August 10, 2015 (ADDIS ABABA) – Ethiopia’s prime minister, Hailemariam Desalegn is in Uganda to attend the Inter-Governmental Authority on Development summit on South Sudan.
The summit comes one week before the 17 August deadline set by mediators for South Sudan warring factions to ink a final peace agreement.
Peace talks between South Sudan government and the armed opposition faction aimed at ending its ongoing civil war resumed in Addis Ababa last week under the IGAD-Plus peace initiative.
The IGAD-Plus mediation involves the United Nations, African Union, the Trioka trio of the United States, the United Kingdom and Norway, the European Union (EU), China as well as five African countries.
Analysts say the young nation could be slapped with more sanctions and an arms embargo should the conflicting parties failed to accept a regional peace and power-sharing deal by 17 August, 2015.
The Ethiopian prime minister will meet the Ugandan, Sudanese and Kenyan heads of states to discuss the current situation in South Sudan and developments on the ongoing peace negotiations.

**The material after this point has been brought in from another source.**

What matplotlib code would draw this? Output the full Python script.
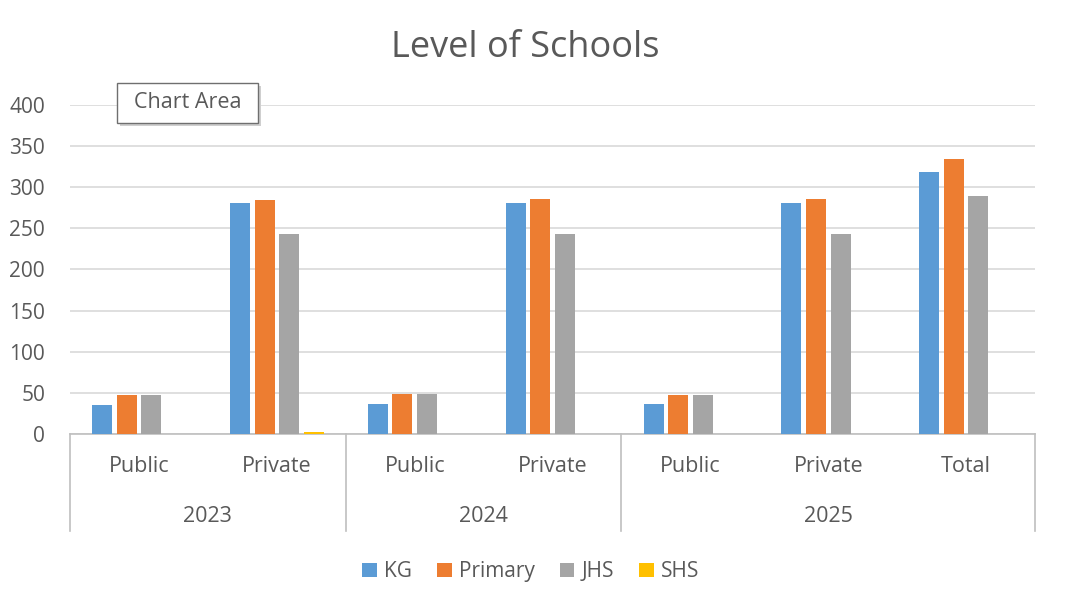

Regional leaders, officials say, will consult on ways how to push the two warring factions reach a final peace agreement to arrest 20-months long running conflict and form a transitional government.
The summit will also discuss a range of regional issues including on the political crisis in Burundi and security situation in Somalia particularly the fight against the Islamic terrorist group, Al Shabaab.
Despite mounting regional and international pressures, the two South Sudanese rivals are yet to reach a comprehensive peace deal.
The conflict, which erupted on December 2013 has killed tens of thousands and displaced over two million people in South Sudan.
Meanwhile, the UN refugee agency (UNHCR) in Ethiopia said the number of South Sudanese refugees crossing borders is on the rise.
The agency said fighting in South Sudan has continued to drive more refugees, mostly women and children into neighbouring Ethiopia.
According to the UNHCR, on average, 211 South Sudanese stream across the border into Ethiopia at a daily. Most of them, it said, are entering through the Pagak, Akobo, Burbiey and Raad entry points of Gambella state that borders the world’s youngest nation.
Nearly 285,000 South Sudanese have reportedly entered Ethiopia since conflict erupted in the South Sudanese capital, Juba in 2013. These numbers stated do not reportedly include the nearly 65,000 South Sudanese who were in Ethiopia before conflict broke out.